■ Given request:
Return each line of the listing that contains the string "page".
────────────────────────────────────────
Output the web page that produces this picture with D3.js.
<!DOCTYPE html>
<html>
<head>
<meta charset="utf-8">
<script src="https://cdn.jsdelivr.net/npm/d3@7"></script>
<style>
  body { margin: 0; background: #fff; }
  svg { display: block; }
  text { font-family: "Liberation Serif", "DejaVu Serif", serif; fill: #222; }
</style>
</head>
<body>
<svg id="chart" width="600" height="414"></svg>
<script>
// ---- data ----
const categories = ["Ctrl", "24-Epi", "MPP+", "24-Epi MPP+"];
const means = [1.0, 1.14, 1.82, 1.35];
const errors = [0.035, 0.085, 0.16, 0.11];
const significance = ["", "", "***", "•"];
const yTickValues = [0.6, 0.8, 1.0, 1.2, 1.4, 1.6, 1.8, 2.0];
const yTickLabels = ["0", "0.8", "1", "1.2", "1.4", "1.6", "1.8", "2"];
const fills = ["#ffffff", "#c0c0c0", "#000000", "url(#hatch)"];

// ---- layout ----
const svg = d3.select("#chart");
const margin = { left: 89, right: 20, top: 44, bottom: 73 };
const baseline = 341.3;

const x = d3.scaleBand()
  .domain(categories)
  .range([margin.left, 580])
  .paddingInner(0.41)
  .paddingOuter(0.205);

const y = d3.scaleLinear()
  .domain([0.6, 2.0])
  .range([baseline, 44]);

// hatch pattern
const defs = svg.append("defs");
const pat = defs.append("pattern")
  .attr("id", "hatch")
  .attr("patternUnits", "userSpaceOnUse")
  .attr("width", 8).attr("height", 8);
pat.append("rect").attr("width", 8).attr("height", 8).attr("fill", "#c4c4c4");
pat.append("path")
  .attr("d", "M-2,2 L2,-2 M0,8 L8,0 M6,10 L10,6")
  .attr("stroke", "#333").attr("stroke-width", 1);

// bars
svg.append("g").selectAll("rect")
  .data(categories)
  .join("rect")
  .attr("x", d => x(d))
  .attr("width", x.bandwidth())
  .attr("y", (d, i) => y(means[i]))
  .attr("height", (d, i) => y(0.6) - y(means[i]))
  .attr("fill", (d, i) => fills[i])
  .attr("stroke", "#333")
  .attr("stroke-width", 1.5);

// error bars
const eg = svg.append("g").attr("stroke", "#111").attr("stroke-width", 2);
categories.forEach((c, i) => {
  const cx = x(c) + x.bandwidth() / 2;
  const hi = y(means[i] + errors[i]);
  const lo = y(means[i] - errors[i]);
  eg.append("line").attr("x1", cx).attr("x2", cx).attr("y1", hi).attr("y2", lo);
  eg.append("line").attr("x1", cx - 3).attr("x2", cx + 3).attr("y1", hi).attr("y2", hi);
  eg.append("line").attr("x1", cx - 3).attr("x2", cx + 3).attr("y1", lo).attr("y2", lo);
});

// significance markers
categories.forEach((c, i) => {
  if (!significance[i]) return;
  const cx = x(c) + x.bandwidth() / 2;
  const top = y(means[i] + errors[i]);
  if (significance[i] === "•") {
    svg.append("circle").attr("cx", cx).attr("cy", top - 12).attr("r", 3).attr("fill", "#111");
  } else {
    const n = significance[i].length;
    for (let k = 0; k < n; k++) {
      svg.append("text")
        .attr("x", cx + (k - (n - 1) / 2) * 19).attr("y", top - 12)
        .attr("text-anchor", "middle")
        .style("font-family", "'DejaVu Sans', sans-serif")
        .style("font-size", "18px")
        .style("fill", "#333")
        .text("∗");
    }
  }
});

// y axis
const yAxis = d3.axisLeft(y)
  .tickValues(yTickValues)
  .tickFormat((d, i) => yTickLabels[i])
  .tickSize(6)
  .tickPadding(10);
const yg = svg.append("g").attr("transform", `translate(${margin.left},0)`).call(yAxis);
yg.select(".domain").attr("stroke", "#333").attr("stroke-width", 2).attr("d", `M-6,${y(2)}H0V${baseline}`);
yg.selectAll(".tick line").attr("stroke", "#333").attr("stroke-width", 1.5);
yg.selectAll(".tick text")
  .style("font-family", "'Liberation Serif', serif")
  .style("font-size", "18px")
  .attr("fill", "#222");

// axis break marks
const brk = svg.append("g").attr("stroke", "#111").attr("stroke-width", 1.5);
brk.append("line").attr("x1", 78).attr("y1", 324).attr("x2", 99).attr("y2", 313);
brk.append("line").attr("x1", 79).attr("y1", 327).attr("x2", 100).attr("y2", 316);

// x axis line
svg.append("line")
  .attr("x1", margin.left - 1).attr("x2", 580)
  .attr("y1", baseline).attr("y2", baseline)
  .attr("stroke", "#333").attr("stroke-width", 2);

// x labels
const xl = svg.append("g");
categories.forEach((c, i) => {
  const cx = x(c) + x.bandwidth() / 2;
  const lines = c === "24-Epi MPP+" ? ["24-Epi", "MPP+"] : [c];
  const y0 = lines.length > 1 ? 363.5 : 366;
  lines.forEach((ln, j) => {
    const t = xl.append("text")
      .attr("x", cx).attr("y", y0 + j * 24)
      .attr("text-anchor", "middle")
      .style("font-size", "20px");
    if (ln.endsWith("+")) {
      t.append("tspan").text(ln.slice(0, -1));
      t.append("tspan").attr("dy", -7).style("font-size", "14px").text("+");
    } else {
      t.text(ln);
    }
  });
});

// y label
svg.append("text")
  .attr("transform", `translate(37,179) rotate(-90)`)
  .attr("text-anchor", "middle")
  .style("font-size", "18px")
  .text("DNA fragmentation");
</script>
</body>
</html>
────────────────────────────────────────
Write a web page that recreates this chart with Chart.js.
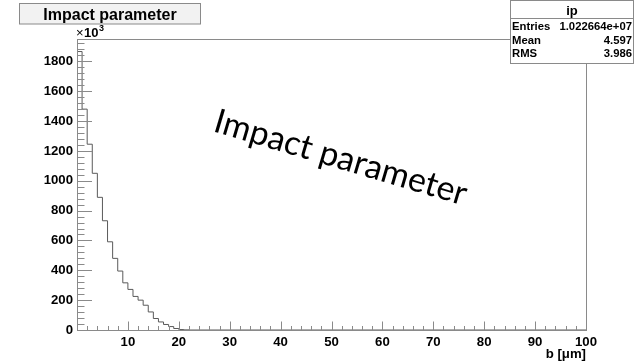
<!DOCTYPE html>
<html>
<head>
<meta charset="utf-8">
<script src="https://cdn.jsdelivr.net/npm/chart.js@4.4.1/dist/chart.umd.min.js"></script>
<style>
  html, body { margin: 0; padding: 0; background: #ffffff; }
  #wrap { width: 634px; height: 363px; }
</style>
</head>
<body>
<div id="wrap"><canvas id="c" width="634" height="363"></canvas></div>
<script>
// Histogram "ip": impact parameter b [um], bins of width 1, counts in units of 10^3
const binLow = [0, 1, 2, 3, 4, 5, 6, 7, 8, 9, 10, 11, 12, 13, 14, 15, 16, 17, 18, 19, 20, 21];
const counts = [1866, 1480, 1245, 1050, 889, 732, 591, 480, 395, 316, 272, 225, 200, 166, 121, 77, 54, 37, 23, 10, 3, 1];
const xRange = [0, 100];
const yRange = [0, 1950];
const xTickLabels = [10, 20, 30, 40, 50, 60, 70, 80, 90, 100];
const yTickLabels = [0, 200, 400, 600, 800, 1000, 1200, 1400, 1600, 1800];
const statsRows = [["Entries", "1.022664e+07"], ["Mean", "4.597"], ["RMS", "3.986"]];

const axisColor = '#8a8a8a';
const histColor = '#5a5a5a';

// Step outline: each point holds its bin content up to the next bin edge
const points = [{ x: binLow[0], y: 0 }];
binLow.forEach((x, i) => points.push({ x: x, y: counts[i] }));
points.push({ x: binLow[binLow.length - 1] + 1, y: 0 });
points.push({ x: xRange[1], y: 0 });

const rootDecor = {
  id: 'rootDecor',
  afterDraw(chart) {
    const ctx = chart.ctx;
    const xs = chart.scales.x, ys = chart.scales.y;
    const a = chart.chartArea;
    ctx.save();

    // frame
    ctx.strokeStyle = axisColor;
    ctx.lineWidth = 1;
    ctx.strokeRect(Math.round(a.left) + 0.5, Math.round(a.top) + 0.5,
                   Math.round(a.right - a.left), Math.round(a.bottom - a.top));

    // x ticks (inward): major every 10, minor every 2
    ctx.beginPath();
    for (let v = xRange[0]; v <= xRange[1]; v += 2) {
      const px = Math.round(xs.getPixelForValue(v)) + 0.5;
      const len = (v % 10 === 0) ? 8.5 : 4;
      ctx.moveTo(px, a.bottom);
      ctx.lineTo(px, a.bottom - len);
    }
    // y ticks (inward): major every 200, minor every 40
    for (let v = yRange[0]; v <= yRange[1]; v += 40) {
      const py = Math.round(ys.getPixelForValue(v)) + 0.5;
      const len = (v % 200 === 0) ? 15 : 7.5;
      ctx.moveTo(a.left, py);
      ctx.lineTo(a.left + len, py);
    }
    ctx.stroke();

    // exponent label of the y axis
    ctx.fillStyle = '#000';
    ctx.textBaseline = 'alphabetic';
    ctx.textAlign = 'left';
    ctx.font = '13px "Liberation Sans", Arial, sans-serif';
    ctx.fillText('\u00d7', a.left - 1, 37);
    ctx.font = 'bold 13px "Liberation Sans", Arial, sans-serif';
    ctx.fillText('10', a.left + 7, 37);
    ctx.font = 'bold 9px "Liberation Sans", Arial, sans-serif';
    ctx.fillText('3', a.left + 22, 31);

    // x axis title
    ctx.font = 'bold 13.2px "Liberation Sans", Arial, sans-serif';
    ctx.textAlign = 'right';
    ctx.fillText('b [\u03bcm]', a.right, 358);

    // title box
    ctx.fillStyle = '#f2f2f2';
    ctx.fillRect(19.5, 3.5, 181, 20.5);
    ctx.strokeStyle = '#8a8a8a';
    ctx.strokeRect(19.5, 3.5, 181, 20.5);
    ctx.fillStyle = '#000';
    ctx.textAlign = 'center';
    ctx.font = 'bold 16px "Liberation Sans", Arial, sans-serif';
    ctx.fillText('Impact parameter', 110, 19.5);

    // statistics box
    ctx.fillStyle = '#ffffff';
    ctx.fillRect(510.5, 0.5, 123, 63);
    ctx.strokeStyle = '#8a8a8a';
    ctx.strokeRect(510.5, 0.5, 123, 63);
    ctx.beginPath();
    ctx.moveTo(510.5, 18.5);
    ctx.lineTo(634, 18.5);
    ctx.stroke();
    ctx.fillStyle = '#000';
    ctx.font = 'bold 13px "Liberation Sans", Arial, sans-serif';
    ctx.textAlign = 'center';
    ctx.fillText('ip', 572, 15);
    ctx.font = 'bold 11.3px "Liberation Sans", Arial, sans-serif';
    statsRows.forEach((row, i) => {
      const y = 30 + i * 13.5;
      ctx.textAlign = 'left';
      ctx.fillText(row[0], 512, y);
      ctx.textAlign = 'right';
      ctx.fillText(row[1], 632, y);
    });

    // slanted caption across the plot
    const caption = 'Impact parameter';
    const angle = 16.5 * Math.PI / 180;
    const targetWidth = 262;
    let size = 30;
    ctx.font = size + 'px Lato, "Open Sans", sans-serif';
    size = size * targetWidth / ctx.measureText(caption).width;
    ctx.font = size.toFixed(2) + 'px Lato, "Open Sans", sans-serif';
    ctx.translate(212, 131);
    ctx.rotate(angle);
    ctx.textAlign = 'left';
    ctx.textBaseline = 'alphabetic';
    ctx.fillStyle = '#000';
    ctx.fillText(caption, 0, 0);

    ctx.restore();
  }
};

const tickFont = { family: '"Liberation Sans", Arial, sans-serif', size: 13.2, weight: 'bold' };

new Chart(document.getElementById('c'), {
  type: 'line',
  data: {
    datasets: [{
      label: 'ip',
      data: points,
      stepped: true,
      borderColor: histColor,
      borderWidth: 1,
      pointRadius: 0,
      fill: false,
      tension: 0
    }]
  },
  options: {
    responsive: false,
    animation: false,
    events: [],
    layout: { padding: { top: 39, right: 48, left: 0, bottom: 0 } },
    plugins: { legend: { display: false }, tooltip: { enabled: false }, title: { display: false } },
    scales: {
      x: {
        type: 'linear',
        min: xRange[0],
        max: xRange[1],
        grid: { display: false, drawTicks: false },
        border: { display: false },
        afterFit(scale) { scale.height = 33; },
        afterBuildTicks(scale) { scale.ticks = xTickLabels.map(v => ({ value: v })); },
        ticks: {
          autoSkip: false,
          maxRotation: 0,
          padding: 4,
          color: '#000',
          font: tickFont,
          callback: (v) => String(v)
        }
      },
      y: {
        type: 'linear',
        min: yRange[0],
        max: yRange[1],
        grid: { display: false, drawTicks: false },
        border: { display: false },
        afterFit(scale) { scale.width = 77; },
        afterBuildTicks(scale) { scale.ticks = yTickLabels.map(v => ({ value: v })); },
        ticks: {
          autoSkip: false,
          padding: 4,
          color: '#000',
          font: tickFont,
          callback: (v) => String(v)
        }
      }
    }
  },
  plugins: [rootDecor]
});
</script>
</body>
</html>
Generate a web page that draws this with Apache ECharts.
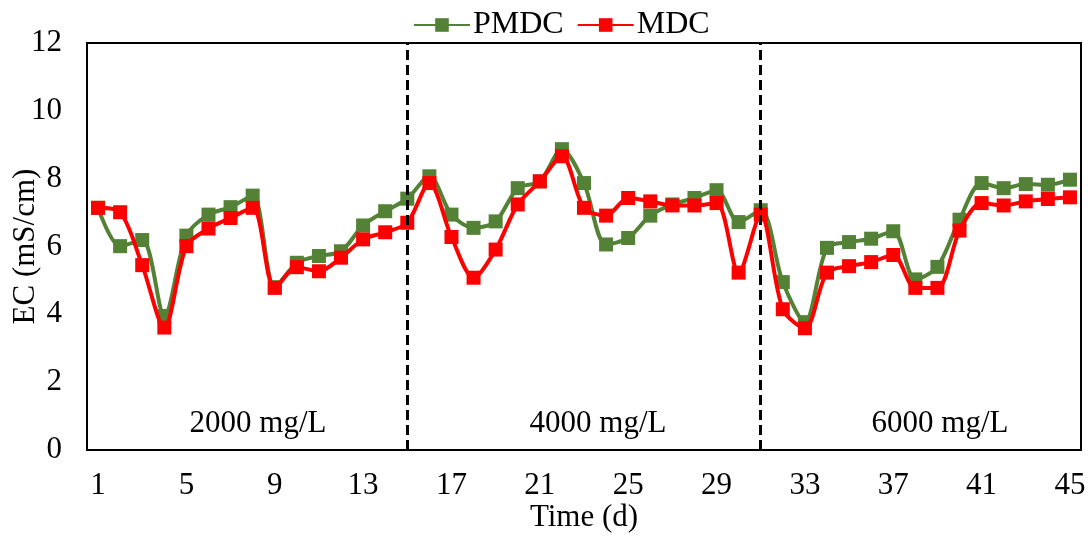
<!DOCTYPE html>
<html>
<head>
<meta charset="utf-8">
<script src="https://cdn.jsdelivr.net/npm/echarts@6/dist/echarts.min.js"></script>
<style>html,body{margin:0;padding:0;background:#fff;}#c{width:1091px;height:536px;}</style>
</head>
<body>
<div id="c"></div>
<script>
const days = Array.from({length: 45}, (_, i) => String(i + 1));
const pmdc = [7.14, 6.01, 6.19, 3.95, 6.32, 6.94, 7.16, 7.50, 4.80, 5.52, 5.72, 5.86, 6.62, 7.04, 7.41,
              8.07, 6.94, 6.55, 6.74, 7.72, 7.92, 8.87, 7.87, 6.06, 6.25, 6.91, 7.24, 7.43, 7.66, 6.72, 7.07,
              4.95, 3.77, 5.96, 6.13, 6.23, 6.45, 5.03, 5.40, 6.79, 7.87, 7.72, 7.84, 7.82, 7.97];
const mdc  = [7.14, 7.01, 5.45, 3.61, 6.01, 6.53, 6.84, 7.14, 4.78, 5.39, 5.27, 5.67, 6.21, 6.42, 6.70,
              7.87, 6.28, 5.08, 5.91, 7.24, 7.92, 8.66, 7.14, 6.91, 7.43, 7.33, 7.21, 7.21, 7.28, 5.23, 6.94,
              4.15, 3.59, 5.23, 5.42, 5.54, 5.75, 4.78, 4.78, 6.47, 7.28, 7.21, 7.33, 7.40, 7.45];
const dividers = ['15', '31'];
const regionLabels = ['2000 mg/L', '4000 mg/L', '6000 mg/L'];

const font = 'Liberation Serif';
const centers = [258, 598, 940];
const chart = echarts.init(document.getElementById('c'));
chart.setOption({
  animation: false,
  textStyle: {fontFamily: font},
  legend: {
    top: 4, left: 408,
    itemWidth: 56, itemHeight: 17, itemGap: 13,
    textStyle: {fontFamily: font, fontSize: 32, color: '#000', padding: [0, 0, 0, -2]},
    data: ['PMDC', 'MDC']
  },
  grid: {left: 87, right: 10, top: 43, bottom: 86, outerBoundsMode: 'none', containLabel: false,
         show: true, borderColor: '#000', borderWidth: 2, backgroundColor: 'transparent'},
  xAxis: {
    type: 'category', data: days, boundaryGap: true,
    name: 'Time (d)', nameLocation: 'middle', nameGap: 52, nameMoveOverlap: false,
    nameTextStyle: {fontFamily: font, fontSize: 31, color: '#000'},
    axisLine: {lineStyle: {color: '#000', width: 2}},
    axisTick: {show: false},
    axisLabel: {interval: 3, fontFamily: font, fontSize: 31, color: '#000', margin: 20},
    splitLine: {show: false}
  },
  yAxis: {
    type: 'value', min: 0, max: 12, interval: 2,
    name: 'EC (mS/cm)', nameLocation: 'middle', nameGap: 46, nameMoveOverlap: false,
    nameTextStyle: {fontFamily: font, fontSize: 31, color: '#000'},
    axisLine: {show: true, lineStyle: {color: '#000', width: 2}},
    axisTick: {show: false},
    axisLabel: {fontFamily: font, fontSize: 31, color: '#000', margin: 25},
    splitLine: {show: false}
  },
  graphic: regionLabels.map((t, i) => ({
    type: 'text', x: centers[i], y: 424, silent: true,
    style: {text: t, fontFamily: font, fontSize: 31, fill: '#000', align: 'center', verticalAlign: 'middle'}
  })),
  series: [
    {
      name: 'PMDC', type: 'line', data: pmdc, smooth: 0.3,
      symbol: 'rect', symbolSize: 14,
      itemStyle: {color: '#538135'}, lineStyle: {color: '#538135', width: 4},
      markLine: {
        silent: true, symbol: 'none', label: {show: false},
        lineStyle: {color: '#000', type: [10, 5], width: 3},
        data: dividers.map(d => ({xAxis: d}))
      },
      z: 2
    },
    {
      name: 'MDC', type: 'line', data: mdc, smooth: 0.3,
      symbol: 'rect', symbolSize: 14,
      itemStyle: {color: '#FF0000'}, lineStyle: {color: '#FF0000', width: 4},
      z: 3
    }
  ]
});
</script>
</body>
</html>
────────────────────────────────────────
■ Result below:
Output the web page that produces this picture with D3.js.
Write a web page that recreates this chart with Chart.js.
Generate a web page that draws this with Apache ECharts.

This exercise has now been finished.